In giurisprudenza è stato acclarato che sono cause di assenza di capacità di intendere e volere anche stati temporanei come, ad esempio, una forte necessità di denaro o una passione smodata per una certa persona. Come detto sopra, capacità di intendere e capacità di volere vanno tenute distinte, sebbene entrambe conducano al concetto di capacità naturale. Ne consegue che per poter domandare ed ottenere l’annullamento dell’atto dell’incapace, basta provare l’alterazione di una o dell’altra capacità, e non di entrambe.
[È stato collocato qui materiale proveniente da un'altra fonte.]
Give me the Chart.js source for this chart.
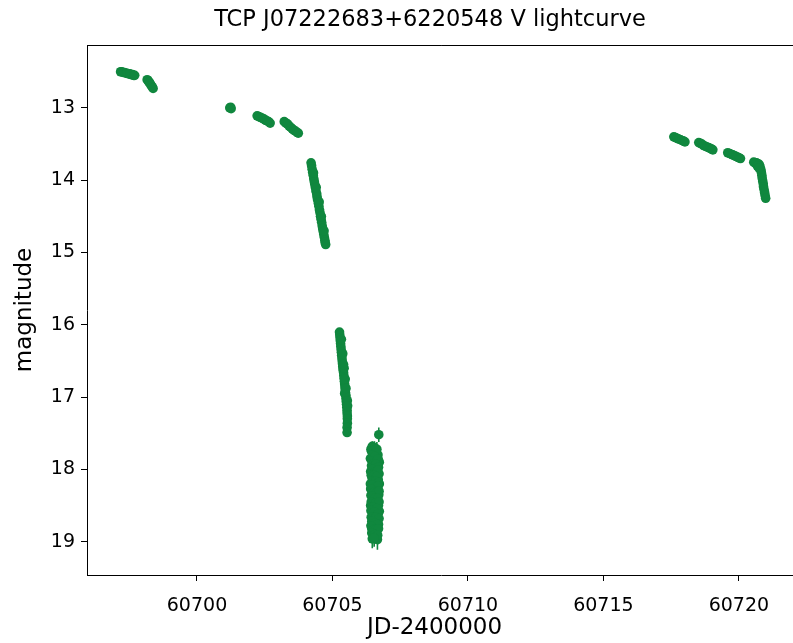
<!DOCTYPE html>
<html>
<head>
<meta charset="utf-8">
<script src="https://cdn.jsdelivr.net/npm/chart.js@4.4.1/dist/chart.umd.min.js"></script>
<style>
  html, body { margin: 0; padding: 0; background: #fff; overflow: hidden; }
  #lc { display: block; }
</style>
</head>
<body>
<canvas id="lc" width="800" height="643"></canvas>
<script>
var jd = [
  60697.18, 60697.22, 60697.27, 60697.32, 60697.37, 60697.42, 60697.47, 60697.52, 60697.57, 60697.62, 60697.66, 60697.70,
  60698.16, 60698.19, 60698.22, 60698.25, 60698.28, 60698.31, 60698.35, 60698.38,
  60701.21, 60701.24, 60701.26,
  60702.22, 60702.28, 60702.34, 60702.40, 60702.46, 60702.52, 60702.58, 60702.64, 60702.70,
  60703.22, 60703.28, 60703.34, 60703.40, 60703.46, 60703.52, 60703.58, 60703.64, 60703.70, 60703.74,
  60704.21, 60704.23, 60704.25, 60704.27, 60704.29, 60704.31, 60704.33, 60704.35, 60704.37, 60704.39,
  60704.42, 60704.43, 60704.45, 60704.48, 60704.50, 60704.52, 60704.54, 60704.56, 60704.58, 60704.60,
  60704.62, 60704.64, 60704.66, 60704.68, 60704.70, 60704.72, 60704.73, 60704.75,
  60704.30, 60704.40, 60704.51, 60704.59, 60704.69,
  60705.26, 60705.27, 60705.28, 60705.29, 60705.30, 60705.31, 60705.32, 60705.33, 60705.34, 60705.35,
  60705.36, 60705.37, 60705.38, 60705.39, 60705.41, 60705.42, 60705.43, 60705.44, 60705.45, 60705.46,
  60705.47, 60705.48, 60705.50, 60705.50, 60705.51, 60705.52, 60705.53, 60705.54, 60705.54, 60705.55,
  60705.55, 60705.55, 60705.54, 60705.54, 60705.43, 60705.45, 60705.55,
  60705.33, 60705.38, 60705.41, 60705.47, 60705.50, 60705.56,
  60706.42, 60706.47, 60706.55, 60706.71, 60706.68, 60706.40, 60706.50, 60706.60, 60706.73, 60706.44,
  60706.57, 60706.66, 60706.41, 60706.52, 60706.62, 60706.72, 60706.46, 60706.58, 60706.69, 60706.40,
  60706.51, 60706.63, 60706.73, 60706.45, 60706.55, 60706.67, 60706.42, 60706.60, 60706.71, 60706.48,
  60706.53, 60706.65, 60706.41, 60706.58, 60706.70, 60706.46, 60706.62, 60706.73, 60706.43, 60706.55,
  60706.67, 60706.49, 60706.61, 60706.70, 60706.45, 60706.57, 60706.65, 60706.50, 60706.62, 60706.47,
  60706.66,
  60706.44, 60706.52, 60706.60, 60706.64, 60706.48, 60706.56, 60706.45, 60706.64, 60706.69, 60706.48,
  60706.53, 60706.61, 60706.70, 60706.47, 60706.57, 60706.67, 60706.43, 60706.55, 60706.63, 60706.48,
  60706.60, 60706.70, 60706.46, 60706.57, 60706.68, 60706.41, 60706.51, 60706.63, 60706.72, 60706.46,
  60706.56, 60706.67, 60706.43, 60706.60, 60706.72, 60706.50, 60706.64, 60706.42, 60706.55, 60706.68,
  60706.48, 60706.61, 60706.72, 60706.45, 60706.56, 60706.66, 60706.42, 60706.53, 60706.61, 60706.70,
  60706.45, 60706.57, 60706.67, 60706.54,
  60717.60, 60717.66, 60717.72, 60717.78, 60717.84, 60717.90, 60717.96, 60718.01,
  60718.52, 60718.58, 60718.64, 60718.70, 60718.76, 60718.82, 60718.88, 60718.94, 60719.00, 60719.04,
  60719.59, 60719.65, 60719.71, 60719.77, 60719.83, 60719.89, 60719.95, 60720.01, 60720.06,
  60720.55, 60720.60, 60720.65, 60720.70, 60720.75, 60720.78, 60720.81, 60720.83, 60720.85, 60720.86,
  60720.88, 60720.90, 60720.91, 60720.93, 60720.95, 60720.97, 60720.99, 60720.68, 60720.74
];
var mag = [
  12.50, 12.50, 12.51, 12.51, 12.52, 12.52, 12.53, 12.53, 12.54, 12.54, 12.55, 12.55,
  12.61, 12.62, 12.64, 12.65, 12.67, 12.69, 12.71, 12.73,
  13.00, 12.99, 13.01,
  13.11, 13.12, 13.13, 13.14, 13.15, 13.17, 13.18, 13.19, 13.21,
  13.19, 13.21, 13.22, 13.25, 13.27, 13.29, 13.31, 13.32, 13.34, 13.35,
  13.76, 13.80, 13.85, 13.89, 13.93, 13.98, 14.02, 14.06, 14.10, 14.15,
  14.19, 14.23, 14.27, 14.32, 14.36, 14.41, 14.45, 14.50, 14.54, 14.58,
  14.63, 14.67, 14.71, 14.75, 14.79, 14.83, 14.86, 14.89,
  13.90, 14.10, 14.30, 14.50, 14.70,
  16.10, 16.14, 16.18, 16.22, 16.26, 16.30, 16.34, 16.38, 16.42, 16.46,
  16.50, 16.54, 16.58, 16.62, 16.66, 16.70, 16.74, 16.78, 16.82, 16.86,
  16.90, 16.94, 16.98, 17.02, 17.06, 17.10, 17.14, 17.18, 17.22, 17.26,
  17.30, 17.36, 17.42, 17.49, 16.60, 16.95, 17.05,
  16.20, 16.40, 16.55, 16.75, 16.88, 17.12,
  17.72, 17.68, 17.70, 17.52, 17.80, 17.85, 17.88, 17.84, 17.90, 17.95,
  17.98, 17.96, 18.03, 18.05, 18.02, 18.06, 18.12, 18.10, 18.14, 18.20,
  18.18, 18.22, 18.20, 18.28, 18.30, 18.27, 18.36, 18.38, 18.35, 18.42,
  18.45, 18.44, 18.50, 18.52, 18.50, 18.58, 18.60, 18.58, 18.66, 18.65,
  18.68, 18.74, 18.72, 18.76, 18.82, 18.80, 18.84, 18.90, 18.88, 18.96,
  18.97,
  17.75, 17.74, 17.76, 17.72, 17.80, 17.82, 17.88, 17.88, 17.86, 17.93,
  17.95, 17.93, 17.97, 18.00, 18.04, 18.01, 18.08, 18.08, 18.10, 18.16,
  18.16, 18.18, 18.22, 18.24, 18.23, 18.27, 18.32, 18.32, 18.30, 18.37,
  18.40, 18.40, 18.45, 18.46, 18.45, 18.52, 18.54, 18.57, 18.59, 18.62,
  18.66, 18.66, 18.68, 18.72, 18.74, 18.76, 18.78, 18.83, 18.83, 18.82,
  18.88, 18.90, 18.91, 18.95,
  13.40, 13.41, 13.42, 13.43, 13.44, 13.45, 13.46, 13.47,
  13.48, 13.49, 13.50, 13.52, 13.53, 13.54, 13.55, 13.56, 13.57, 13.58,
  13.62, 13.63, 13.64, 13.65, 13.66, 13.67, 13.68, 13.69, 13.70,
  13.75, 13.76, 13.76, 13.77, 13.78, 13.81, 13.85, 13.89, 13.93, 13.97,
  14.01, 14.05, 14.09, 14.13, 14.17, 14.21, 14.25, 13.80, 13.83
];
var err = [
  0.01, 0.01, 0.01, 0.01, 0.01, 0.01, 0.01, 0.01, 0.01, 0.01, 0.01, 0.01,
  0.01, 0.01, 0.01, 0.01, 0.01, 0.01, 0.01, 0.01,
  0.01, 0.01, 0.01,
  0.01, 0.01, 0.01, 0.01, 0.01, 0.01, 0.01, 0.01, 0.01,
  0.01, 0.01, 0.01, 0.01, 0.01, 0.01, 0.01, 0.01, 0.01, 0.01,
  0.02, 0.02, 0.02, 0.02, 0.02, 0.02, 0.02, 0.02, 0.02, 0.02,
  0.02, 0.02, 0.02, 0.02, 0.02, 0.02, 0.02, 0.02, 0.02, 0.02,
  0.02, 0.02, 0.02, 0.02, 0.02, 0.02, 0.02, 0.02,
  0.02, 0.02, 0.02, 0.02, 0.02,
  0.03, 0.03, 0.03, 0.03, 0.03, 0.03, 0.03, 0.03, 0.03, 0.03,
  0.03, 0.03, 0.03, 0.03, 0.03, 0.03, 0.03, 0.03, 0.03, 0.03,
  0.03, 0.03, 0.03, 0.03, 0.04, 0.04, 0.04, 0.04, 0.04, 0.04,
  0.04, 0.05, 0.05, 0.05, 0.03, 0.04, 0.04,
  0.03, 0.03, 0.03, 0.03, 0.03, 0.03,
  0.08, 0.07, 0.09, 0.10, 0.08, 0.07, 0.10, 0.08, 0.09, 0.06,
  0.11, 0.07, 0.08, 0.09, 0.10, 0.08, 0.07, 0.12, 0.09, 0.08,
  0.10, 0.07, 0.11, 0.09, 0.08, 0.10, 0.07, 0.12, 0.08, 0.09,
  0.10, 0.07, 0.11, 0.08, 0.09, 0.10, 0.07, 0.12, 0.08, 0.11,
  0.09, 0.10, 0.08, 0.12, 0.09, 0.11, 0.10, 0.12, 0.10, 0.13,
  0.14,
  0.08, 0.09, 0.08, 0.10, 0.07, 0.09, 0.08, 0.09, 0.10, 0.08,
  0.09, 0.08, 0.11, 0.09, 0.08, 0.10, 0.09, 0.08, 0.11, 0.09,
  0.10, 0.08, 0.10, 0.09, 0.11, 0.08, 0.10, 0.09, 0.10, 0.11,
  0.09, 0.10, 0.09, 0.11, 0.09, 0.10, 0.08, 0.10, 0.09, 0.11,
  0.10, 0.09, 0.12, 0.11, 0.10, 0.09, 0.12, 0.10, 0.11, 0.12,
  0.11, 0.12, 0.13, 0.12,
  0.01, 0.01, 0.01, 0.01, 0.01, 0.01, 0.01, 0.01,
  0.01, 0.01, 0.01, 0.01, 0.01, 0.01, 0.01, 0.01, 0.01, 0.01,
  0.01, 0.01, 0.01, 0.01, 0.01, 0.01, 0.01, 0.01, 0.01,
  0.01, 0.01, 0.01, 0.01, 0.01, 0.01, 0.01, 0.01, 0.01, 0.01,
  0.01, 0.01, 0.01, 0.01, 0.01, 0.01, 0.01, 0.01, 0.01
];
var xTicks = [60700, 60705, 60710, 60715, 60720];
var yTicks = [13, 14, 15, 16, 17, 18, 19];

var green = '#10873e';
var points = jd.map(function(t, i) { return {x: t, y: mag[i]}; });

// matplotlib-like error bars, drawn under the markers
var errorBars = {
  id: 'errorBars',
  beforeDatasetsDraw: function(chart) {
    var ctx = chart.ctx, xs = chart.scales.x, ys = chart.scales.y;
    ctx.save();
    ctx.strokeStyle = green;
    ctx.lineWidth = 1.6;
    ctx.beginPath();
    for (var i = 0; i < jd.length; i++) {
      var px = xs.getPixelForValue(jd[i]);
      ctx.moveTo(px, ys.getPixelForValue(mag[i] - err[i]));
      ctx.lineTo(px, ys.getPixelForValue(mag[i] + err[i]));
    }
    ctx.stroke();
    ctx.restore();
  }
};

// top frame line, title and x label (placed like the matplotlib figure)
var frame = {
  id: 'frame',
  afterDraw: function(chart) {
    var ctx = chart.ctx, a = chart.chartArea;
    ctx.save();
    ctx.strokeStyle = '#000';
    ctx.lineWidth = 1;
    ctx.beginPath();
    ctx.moveTo(a.left, a.top + 0.5);
    ctx.lineTo(a.right, a.top + 0.5);
    ctx.stroke();
    ctx.fillStyle = '#000';
    ctx.textAlign = 'center';
    ctx.textBaseline = 'middle';
    ctx.font = '22.5px "DejaVu Sans"';
    ctx.fillText('TCP J07222683+6220548 V lightcurve', 430, 20);
    ctx.font = '23px "DejaVu Sans"';
    ctx.fillText('JD-2400000', 434.5, 628);
    ctx.restore();
  }
};

new Chart(document.getElementById('lc'), {
  type: 'scatter',
  data: {
    datasets: [{
      data: points,
      backgroundColor: green,
      borderWidth: 0,
      pointRadius: 4.8,
      pointHoverRadius: 4.8
    }]
  },
  options: {
    responsive: false,
    animation: false,
    events: [],
    layout: { padding: { top: 45, right: 2, left: 0, bottom: 0 } },
    plugins: { legend: { display: false }, tooltip: { enabled: false } },
    scales: {
      x: {
        type: 'linear',
        min: 60695.94,
        max: 60722.08,
        afterFit: function(s) { s.height = 68; },
        afterBuildTicks: function(s) { s.ticks = xTicks.map(function(v) { return {value: v}; }); },
        grid: { drawOnChartArea: false, tickLength: 6, tickColor: '#000' },
        border: { color: '#000', width: 1 },
        ticks: { color: '#000', padding: 14, font: { family: 'DejaVu Sans', size: 19 }, maxRotation: 0,
                 callback: function(v) { return String(v); } }
      },
      y: {
        type: 'linear',
        reverse: true,
        min: 12.13,
        max: 19.46,
        afterFit: function(s) { s.width = 87; },
        afterBuildTicks: function(s) { s.ticks = yTicks.map(function(v) { return {value: v}; }); },
        grid: { drawOnChartArea: false, tickLength: 6, tickColor: '#000' },
        border: { color: '#000', width: 1 },
        ticks: { color: '#000', padding: 6, font: { family: 'DejaVu Sans', size: 19 } },
        title: { display: true, text: 'magnitude', color: '#000', font: { family: 'DejaVu Sans', size: 23 },
                 padding: { top: 11, bottom: 0 } }
      }
    }
  },
  plugins: [errorBars, frame]
});
</script>
</body>
</html>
In ogni caso, deve essere in gioco una modifica sostanziale delle normali capacità di ragionamento e di valutazione critica, che portano a compiere un meno un atto (giuridico).
Capacità naturale e dimostrazione della sua assenza
Concludendo, possiamo ora vedere a chi spetta di provare l’assenza di capacità di intendere e volere. Ebbene, la dimostrazione va data da chi domanda l’annullamento (o la dichiarazione di nullità) dell’atto: ogni mezzo può essere idoneo a fornire la prova, ed anche indizi e presunzioni – ovvero le cd. prove indirette – possono essere utili. Ma sarà pur sempre il giudice competente a valutare liberamente la portata e il valore egli elementi probatori e a capire se davvero il soggetto era, al momento dell’atto, incapace totalmente o parzialmente.